Jonah 4:2-4 - A Neville Goddard interpretation

Read Jonah 4 in context

Scripture Focus

2And he prayed unto the LORD, and said, I pray thee, O LORD, was not this my saying, when I was yet in my country? Therefore I fled before unto Tarshish: for I knew that thou art a gracious God, and merciful, slow to anger, and of great kindness, and repentest thee of the evil.
3Therefore now, O LORD, take, I beseech thee, my life from me; for it is better for me to die than to live.
4Then said the LORD, Doest thou well to be angry?
Jonah 4:2-4

Biblical Context

Jonah confesses he fled Tarshish because he knew God is gracious and merciful; he would rather die than witness mercy offered to Nineveh. God then questions his anger, exposing the inner conflict between a life of grace and a life of grievance.

Neville's Inner Vision

Jonah's prayer exposes a mind clinging to a story that life is separate from God. Tarshish is the old habit of escape from truth; the line that God is gracious reveals the truth he resists is the mercy that is his own I AM. When he asks that God take his life, he casts himself as defined by fear and anger, not by the creative life within. The inward question is not a verdict but a wake-up call to acknowledge grace as the natural state of consciousness. The message is a shift of attention from doom to the certainty of benevolence: repentance here means turning the mind back to the fact that mercy has always been the current of being.

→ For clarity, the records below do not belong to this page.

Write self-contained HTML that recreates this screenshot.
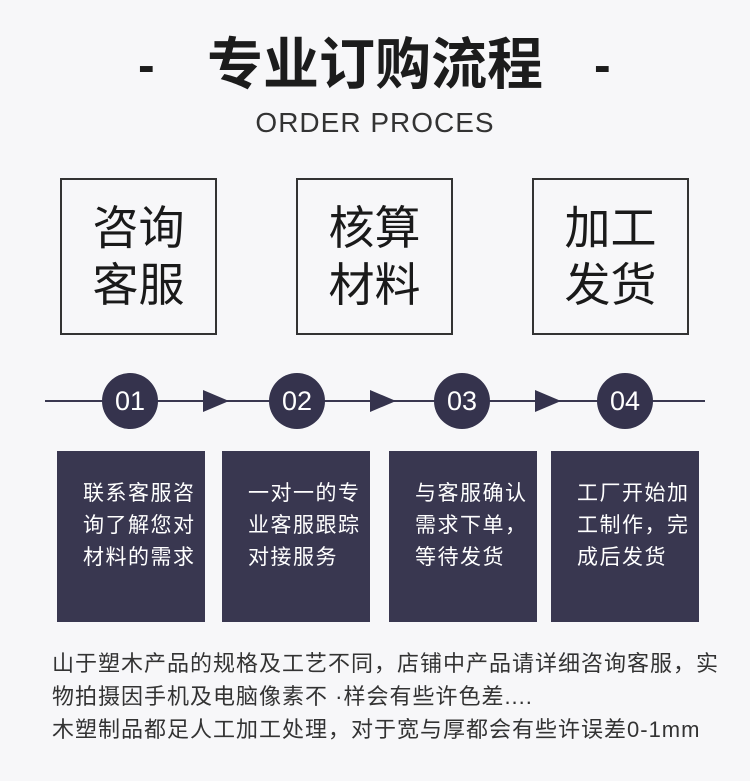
<!DOCTYPE html>
<html><head><meta charset="utf-8"><style>
body{margin:0;width:750px;height:781px;background:#f7f7f9;position:relative;overflow:hidden;font-family:"Liberation Sans","Noto Sans CJK SC",sans-serif;color:#222}
.a{position:absolute}
.title{left:0;width:750px;top:30px;text-align:center;font-size:56px;font-weight:bold;color:#1c1c1c;line-height:70px}
.dash{top:30px;font-size:50px;font-weight:bold;line-height:70px;color:#1c1c1c}
.sub{left:0;width:750px;top:106px;text-align:center;font-size:28px;letter-spacing:1px;color:#333;line-height:34px}
.box{border:2px solid #333;box-sizing:border-box;width:157px;height:157px;top:178px;font-size:46px;line-height:57px;text-align:center;padding-top:20px;color:#1a1a1a}
.line{left:45px;width:660px;top:400px;height:2px;background:#3a3850}
.c{width:56px;height:56px;border-radius:50%;background:#35334d;color:#fff;top:373px;font-size:27px;line-height:56px;text-align:center}
.ar{width:0;height:0;border-left:26px solid #35334d;border-top:11px solid transparent;border-bottom:11px solid transparent;top:390px}
.d{background:#393750;top:451px;width:148px;height:171px;color:#fff;font-size:21px;line-height:32px;box-sizing:border-box;padding:27px 0 0 26px;letter-spacing:1.5px;white-space:nowrap}
.n{left:52px;font-size:22px;color:#333;line-height:33px;top:647px;width:700px;letter-spacing:1px;white-space:nowrap}
</style></head><body>
<div class="a dash" style="left:138px">-</div>
<div class="a dash" style="left:594px">-</div>
<div class="a title">专业订购流程</div>
<div class="a sub">ORDER PROCES</div>
<div class="a box" style="left:60px">咨询<br>客服</div>
<div class="a box" style="left:296px">核算<br>材料</div>
<div class="a box" style="left:532px">加工<br>发货</div>
<div class="a line"></div>
<div class="a c" style="left:102px">01</div>
<div class="a c" style="left:269px">02</div>
<div class="a c" style="left:434px">03</div>
<div class="a c" style="left:597px">04</div>
<div class="a ar" style="left:203px"></div>
<div class="a ar" style="left:370px"></div>
<div class="a ar" style="left:535px"></div>
<div class="a d" style="left:57px">联系客服咨<br>询了解您对<br>材料的需求</div>
<div class="a d" style="left:222px">一对一的专<br>业客服跟踪<br>对接服务</div>
<div class="a d" style="left:389px">与客服确认<br>需求下单，<br>等待发货</div>
<div class="a d" style="left:551px">工厂开始加<br>工制作，完<br>成后发货</div>
<div class="a n">山于塑木产品的规格及工艺不同，店铺中产品请详细咨询客服，实<br>物拍摄因手机及电脑像素不 ·样会有些许色差....<br>木塑制品都足人工加工处理，对于宽与厚都会有些许误差0-1mm</div>
</body></html>
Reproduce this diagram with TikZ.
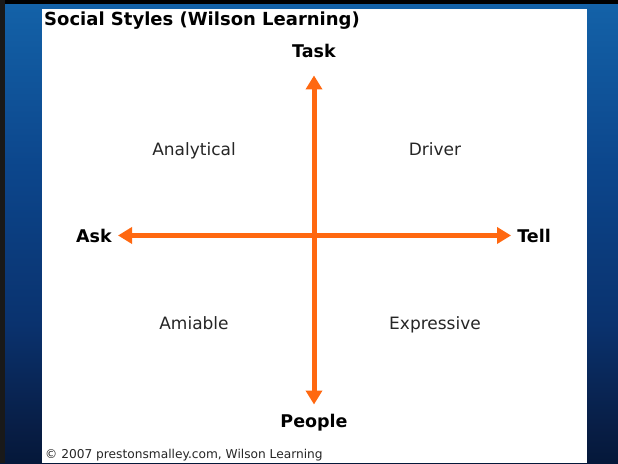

If you revise your assumption to identify with the I AM, being slow to anger and rich in kindness, you dissolve the conflict and live in the steady glow of grace.

Practice This Now

Imaginative act: Close your eyes, place your hand on your chest and affirm that I AM is within me, slow to anger and full of mercy; hold this conviction until the old anxious story dissolves and you feel the truth of grace.